Once a vape company files one of these two applications, the FDA has a four-step process for approval. First, it creates a review to see that all items asked for are in the application. Next, if the evidence, studies, and other data are found in the application, the FDA files the application. Third, the FDA will review all the information filled, which may take up to a year or until the review deadline of Sept. 9, 2021. Fourth the FDA will issue marketing authorization to the vape company, or it will deny it. 

How It’s Going

With the deadline to turn in all the applications looming closer and closer (Sept. 9, 2021), it looks like the FDA will be unable to meet the deadline. According to the agency, there are almost 15,000 applications that have been filled and are pending reviewal by the FDA. In a statement, the FDA went on record saying that “the likelihood of FDA reviewing all of the applications received by Sept. 9, 2021, is extremely low.”

There is a high probability that the FDA will extend the deadline on a case-by-case basis in order for all the applications to have a fair chance at being reviewed and will delay enforcement to all against vape companies who filled their applications in a timely manner. 

So far, the FDA has sent “Refuse to Accept” letters to vape companies, effectively rejecting almost 59,229 vape products. It also has sent “Refuse to File” letters to vape companies that included 3,628 vape products. However, the agency has approved applications and is having them move forward to the third “Filing” stage, and in these applications, there are about 138,377 vape products that are covered. 

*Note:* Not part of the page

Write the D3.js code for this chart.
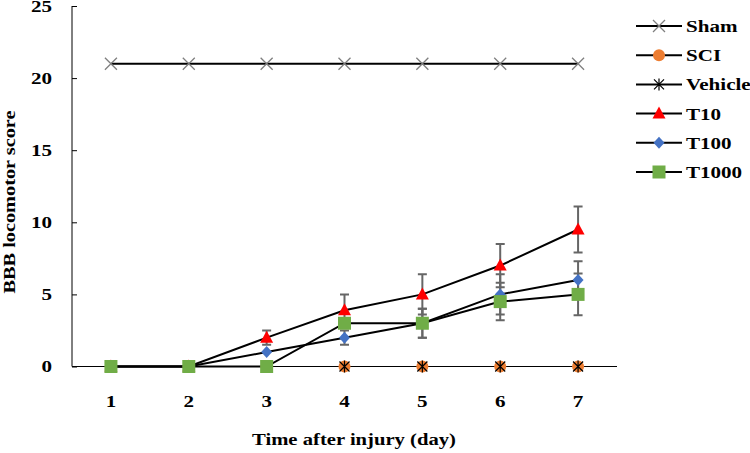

Restrictions: A Way to Get FDA Approval?

There is one main factor that plays into FDA approval, whether the vape product(s) being submitted “is appropriate for the protection of the public health.” If the product can prove that it is less harmful than smoking, in order to be “appropriate for the protection of public health,” it has to accomplish two things. 

First, the e-cigarette has to increase the likelihood of smokers quitting cigs and picking up said product or e-cigarette, and second, it must reduce the number of youths that would otherwise become addicted cigarette smokers and instead pick up an e-cigarette.

However, because the data on whether e-cigarettes are less harmful than cigarettes is difficult to prove, what the FDA might end up doing is creating labeling, packing, sale, and marketing restrictions to make sure the products being reviewed are “appropriate for the protection of public health.” With the burden of proof relying heavily on vape companies that must submit the evidence and scientific studies, it is expected that some vape companies might or already have applied these restrictions on their products with their applications to increase their chances of approval.

Conclusion

Now that the deadline to turn in the PMTAs is coming closer, it seems very likely that many companies will receive an extension on a case-by-case basis. This also means that these companies will be allowed to continue marketing their products until their applications are reviewed. While it remains unclear how PMTA applications are being approved, it seems that companies that included restrictions in the way they will sell, market, label, and package their products have the highest likelihood of being approved by the FDA.